I'm no expert, but I thought Hongi females don't color up? So I'd guess that's a male?


----------



## why_spyder (Mar 2, 2006)

I really can't tell, my best advice would be to vent the fish. If memory serves, when I visited a buddies fishroom - he had some 3" _Lab. hongi_. One of the females were holding - but outside of that - I couldn't sex his group. Either he had a large male population in there or the females and males looked a lot alike.

Sorry, I'm not much help. Hopefully some _Lab. hongi_ owners will chime in if they know different.


----------



## mcklnjr (May 22, 2008)

Without question that is a male, females stay a brown color with slight lavender tones. Where as the males can have a very bright purple with bright orange flare outlining there body. Especially when the males are breeding there colors will intensify even more.


----------



## plow (Feb 19, 2008)

mcklnjr said:


> Without question that is a male, females stay a brown color with slight lavender tones. Where as the males can have a very bright purple with bright orange flare outlining there body. Especially when the males are breeding there colors will intensify even more.


Really? I would have sworn that it was a female... I say that because I have an identical fish, only slightly bigger, that was holding. This hongi in the picture, was harrassing the holding hongi nearly to death.

They have been in the same aquarium for around 9 months, and the other hongi was always being dominant, showing vibrant colours at times, quite strong bars etc, this one in the photo I assumed was subdominant as it generally had weaker colours.

Since the larger hongi started holding, it dropped its colours to brown purple, lost its stripes and this one in the photo took on the dominant colours (when aggressive) and began the bullying. And I wouldn't say this was breeding bullying, this, was "I dont want you here in my space at all, you are going to die" type bullying. Fins being ripped to shreds etc...

I think I'm going to need to vent, although i've never done it before, the biggest problem is going to be catching the thing as you see they have a lot or rocks and hiding spaces, without pulling everyones homes down this is going to be tough.


----------



## mcklnjr (May 22, 2008)

I mean you could be right, there are always going to be variations when it comes to genetics. My gene pool of hongis might not display what yours might display as well. but i have 1 male and a harem of about 4-5 females. usually the females are peaceful to one another with the occasional aggression here and there. But the bullying you are talking about sounds like when my male is trying to breed with a prude female haha.
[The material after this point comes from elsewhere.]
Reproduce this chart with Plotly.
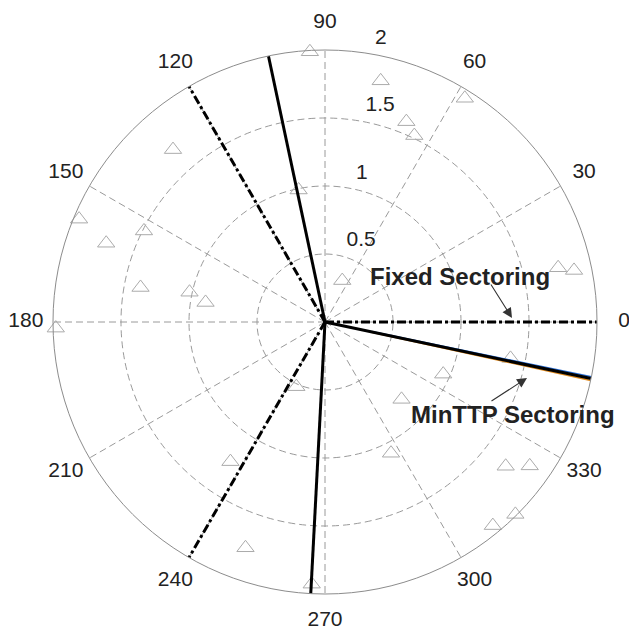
import plotly.graph_objects as go

# ---- data ----
tri_r = [1.69, 1.96, 1.71, 1.49, 1.38, 1.02, 0.89, 1.98, 1.99, 1.82,
         1.94, 1.59, 1.52, 0.99, 0.33, 1.76, 1.87, 1.39, 0.95, 0.80,
         1.08, 1.70, 1.84, 1.99, 1.94, 0.52, 1.24, 1.76, 1.93]
tri_theta = [131.4, 157.3, 160.2, 153.3, 169.4, 167.6, 170.7, 181.3, 93.2, 77.0,
             58.0, 67.9, 64.4, 101.3, 67.4, 13.1, 11.7, 348.9, 336.2, 314.7,
             296.7, 321.4, 324.9, 314.7, 309.5, 246.1, 235.9, 250.6, 267.1]

fixed_theta = [0, 120, 240]        # Fixed Sectoring boundaries (deg)
minttp_theta = [102, 267, 348]     # MinTTP Sectoring boundaries (deg)
r_max = 2.0

angular_ticks = [0, 30, 60, 90, 120, 150, 180, 210, 240, 270, 300, 330]
angular_labels = [str(a) for a in angular_ticks]
radial_ticks = [0.5, 1, 1.5, 2]
radial_labels = ["0.5", "1", "1.5", "2"]

FONT = "Liberation Sans, Arial, sans-serif"
TXT = "#222222"
GRID = "#9a9a9a"


def spokes(thetas, rmax):
    r, t = [], []
    for th in thetas:
        r += [0, rmax, None]
        t += [th, th, None]
    return r, t


fig = go.Figure()

# ---- main polar: grid, markers, sector lines ----
fig.add_trace(go.Scatterpolar(
    r=tri_r, theta=tri_theta, mode="markers",
    marker=dict(symbol="triangle-up-open", size=15, color="#ababab",
                line=dict(width=1, color="#ababab")),
    showlegend=False, hoverinfo="skip", subplot="polar"))

fr, ft = spokes(fixed_theta, r_max)
fig.add_trace(go.Scatterpolar(
    r=fr, theta=ft, mode="lines",
    line=dict(color="black", width=3, dash="dashdot"),
    showlegend=False, hoverinfo="skip", subplot="polar"))

# faint colour fringes seen along the last MinTTP boundary in the scan
last = minttp_theta[-1]
for dth, col in [(0.4, "#2a6fd6"), (-0.4, "#e08a1e")]:
    fig.add_trace(go.Scatterpolar(
        r=[0.35, r_max], theta=[last + dth, last + dth], mode="lines",
        line=dict(color=col, width=1.5),
        showlegend=False, hoverinfo="skip", subplot="polar"))

mr, mt = spokes(minttp_theta, r_max)
fig.add_trace(go.Scatterpolar(
    r=mr, theta=mt, mode="lines",
    line=dict(color="black", width=3),
    showlegend=False, hoverinfo="skip", subplot="polar"))

# ---- label polar (same centre, same scale, larger range) ----
label_r = 1.1 * r_max                      # MATLAB-style angular label radius
fig.add_trace(go.Scatterpolar(
    r=[label_r] * len(angular_ticks), theta=angular_ticks,
    mode="text", text=angular_labels, textposition="middle center",
    textfont=dict(family=FONT, size=21, color=TXT),
    cliponaxis=False, showlegend=False, hoverinfo="skip", subplot="polar2"))

rinc = 0.5
fig.add_trace(go.Scatterpolar(
    r=[v + rinc / 20 for v in radial_ticks], theta=[82] * len(radial_ticks),
    mode="text", text=["  " + s for s in radial_labels], textposition="top right",
    textfont=dict(family=FONT, size=21, color=TXT),
    cliponaxis=False, showlegend=False, hoverinfo="skip", subplot="polar2"))

cx, cy, R = 325, 322, 272
W, H = 629, 642
R2max = 2.21
R2 = R * R2max / r_max


def dom(rad):
    return dict(x=[(cx - rad) / W, (cx + rad) / W],
                y=[(H - cy - rad) / H, (H - cy + rad) / H])


fig.update_layout(
    width=W, height=H,
    margin=dict(l=0, r=0, t=0, b=0),
    paper_bgcolor="white", plot_bgcolor="white",
    font=dict(family=FONT, size=21, color=TXT),
    polar=dict(
        domain=dom(R),
        bgcolor="white",
        angularaxis=dict(
            tickmode="array", tickvals=angular_ticks,
            direction="counterclockwise", rotation=0,
            showticklabels=False, ticks="",
            showline=True, linecolor="#8c8c8c", linewidth=1,
            showgrid=True, gridcolor=GRID, gridwidth=1, griddash="7px,4px"),
        radialaxis=dict(
            range=[0, r_max], tickmode="array", tickvals=radial_ticks,
            showticklabels=False, ticks="", showline=False,
            showgrid=True, gridcolor=GRID, gridwidth=1, griddash="7px,4px"),
    ),
    polar2=dict(
        domain=dom(R2),
        bgcolor="rgba(0,0,0,0)",
        angularaxis=dict(visible=False, direction="counterclockwise", rotation=0),
        radialaxis=dict(visible=False, range=[0, R2max]),
    ),
)

# annotations with arrows
fig.add_annotation(xref="paper", yref="paper", xanchor="center", yanchor="middle",
                   x=460 / W, y=1 - 276 / H, text="<b>Fixed Sectoring</b>",
                   showarrow=False, font=dict(family=FONT, size=24, color=TXT))
fig.add_annotation(xref="paper", yref="paper",
                   x=512 / W, y=1 - 318 / H, axref="pixel", ayref="pixel",
                   ax=490 - 512, ay=283 - 318, text="", showarrow=True,
                   arrowhead=2, arrowsize=1.8, arrowwidth=1.1, arrowcolor="#333333")
fig.add_annotation(xref="paper", yref="paper", xanchor="center", yanchor="middle",
                   x=513 / W, y=1 - 414 / H, text="<b>MinTTP Sectoring</b>",
                   showarrow=False, font=dict(family=FONT, size=24, color=TXT))
fig.add_annotation(xref="paper", yref="paper",
                   x=527 / W, y=1 - 378 / H, axref="pixel", ayref="pixel",
                   ax=490 - 527, ay=402 - 378, text="", showarrow=True,
                   arrowhead=2, arrowsize=1.8, arrowwidth=1.1, arrowcolor="#333333")

fig.write_html("out.html")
and yes the females have pretty pronounced bars running down there body, but they never get as vibrant as the hongi you have in a picture. But i mean this is just my two cents, i hope you find out when you vent, keep me updated.


----------



## plow (Feb 19, 2008)

cool, thanks for that. One interesting thing is that the bully was bullying while the larger hongi was holding.. i took this to be a competition fight.. not allowing the other one to successfully raise the fry, and therefore must be two females. Would a male harass a holding female?

Good to talk to other hongi owners..any pictures btw? I dont know how or when I will vent, I need to study it more so I know what to look for.. how long can ya keep a fish out of water safely?


----------



## JenTN (Jan 11, 2008)

I swear I think I can tell a difference in my Hongi's. I have 2 that are just beautiful- the dominant male is really very vibrant and stunning. I have 2 that are very drab in comparison, almost look like another species.


----------



## mcklnjr (May 22, 2008)

*
FEMALE*


















*MALE*








*Juveniles*








*FEMALE*








*MALE*









The female is holding as well.[/u]


----------